> Task inputs

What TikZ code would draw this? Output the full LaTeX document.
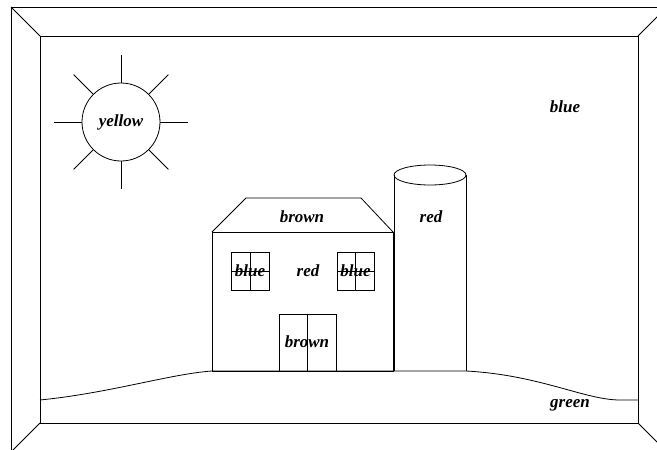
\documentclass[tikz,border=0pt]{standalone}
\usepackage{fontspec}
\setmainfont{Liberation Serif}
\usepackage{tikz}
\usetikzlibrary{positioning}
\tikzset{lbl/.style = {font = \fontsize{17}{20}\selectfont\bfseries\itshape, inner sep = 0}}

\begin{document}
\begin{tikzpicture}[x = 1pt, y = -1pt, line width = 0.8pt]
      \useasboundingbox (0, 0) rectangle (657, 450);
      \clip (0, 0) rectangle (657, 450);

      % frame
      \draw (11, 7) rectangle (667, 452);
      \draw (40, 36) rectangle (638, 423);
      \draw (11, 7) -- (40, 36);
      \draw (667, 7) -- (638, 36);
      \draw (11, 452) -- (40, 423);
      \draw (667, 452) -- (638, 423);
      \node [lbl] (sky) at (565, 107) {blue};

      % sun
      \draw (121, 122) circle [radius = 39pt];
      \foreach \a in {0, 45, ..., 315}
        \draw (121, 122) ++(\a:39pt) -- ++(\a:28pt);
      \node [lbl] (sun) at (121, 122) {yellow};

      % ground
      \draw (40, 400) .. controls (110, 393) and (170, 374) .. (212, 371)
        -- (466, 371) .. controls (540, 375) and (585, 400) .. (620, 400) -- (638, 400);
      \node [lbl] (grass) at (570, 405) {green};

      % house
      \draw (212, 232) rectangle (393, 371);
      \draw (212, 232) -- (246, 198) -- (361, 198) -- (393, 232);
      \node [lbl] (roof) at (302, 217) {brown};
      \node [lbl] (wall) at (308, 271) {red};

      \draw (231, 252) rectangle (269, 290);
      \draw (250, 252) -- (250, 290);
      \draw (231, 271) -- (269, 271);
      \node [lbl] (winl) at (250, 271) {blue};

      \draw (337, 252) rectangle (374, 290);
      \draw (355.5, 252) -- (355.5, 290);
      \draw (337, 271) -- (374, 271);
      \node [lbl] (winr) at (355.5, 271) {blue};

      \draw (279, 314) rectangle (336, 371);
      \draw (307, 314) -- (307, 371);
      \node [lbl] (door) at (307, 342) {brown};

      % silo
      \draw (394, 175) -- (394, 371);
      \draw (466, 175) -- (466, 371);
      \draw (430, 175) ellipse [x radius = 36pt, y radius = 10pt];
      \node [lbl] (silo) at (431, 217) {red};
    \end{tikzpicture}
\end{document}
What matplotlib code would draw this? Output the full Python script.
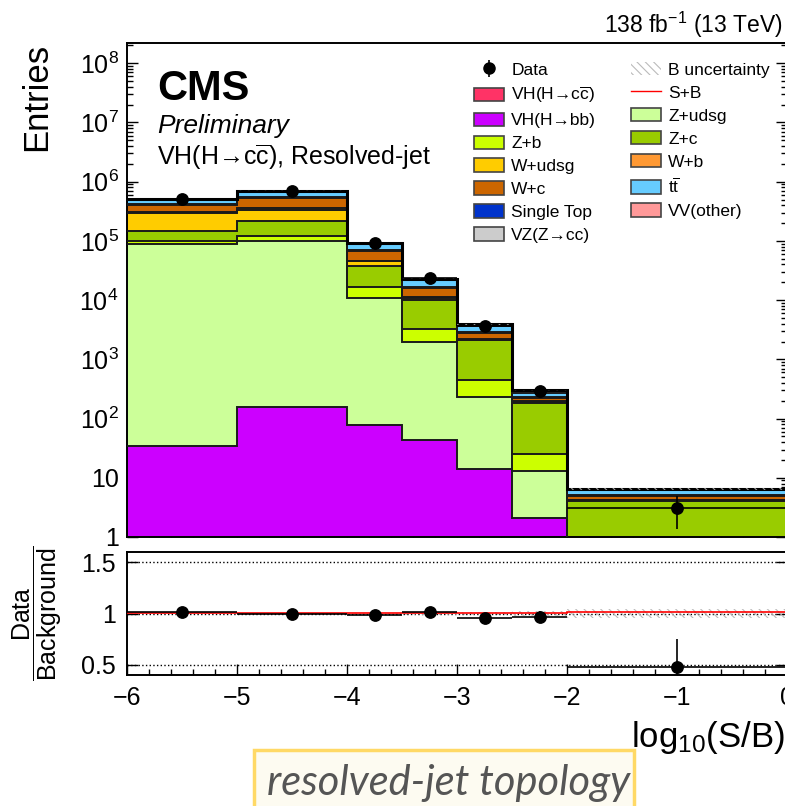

> Required work
Up to and including the line with "[lbl] (grass) at", copy the data above from its first line. Skip pictures.

> Solution for this task
What TikZ code would draw this? Output the full LaTeX document.
\documentclass[tikz,border=0pt]{standalone}
\usepackage{fontspec}
\setmainfont{Liberation Serif}
\usepackage{tikz}
\usetikzlibrary{positioning}
\tikzset{lbl/.style = {font = \fontsize{17}{20}\selectfont\bfseries\itshape, inner sep = 0}}

\begin{document}
\begin{tikzpicture}[x = 1pt, y = -1pt, line width = 0.8pt]
      \useasboundingbox (0, 0) rectangle (657, 450);
      \clip (0, 0) rectangle (657, 450);

      % frame
      \draw (11, 7) rectangle (667, 452);
      \draw (40, 36) rectangle (638, 423);
      \draw (11, 7) -- (40, 36);
      \draw (667, 7) -- (638, 36);
      \draw (11, 452) -- (40, 423);
      \draw (667, 452) -- (638, 423);
      \node [lbl] (sky) at (565, 107) {blue};

      % sun
      \draw (121, 122) circle [radius = 39pt];
      \foreach \a in {0, 45, ..., 315}
        \draw (121, 122) ++(\a:39pt) -- ++(\a:28pt);
      \node [lbl] (sun) at (121, 122) {yellow};

      % ground
      \draw (40, 400) .. controls (110, 393) and (170, 374) .. (212, 371)
        -- (466, 371) .. controls (540, 375) and (585, 400) .. (620, 400) -- (638, 400);
      \node [lbl] (grass) at (570, 405) {green};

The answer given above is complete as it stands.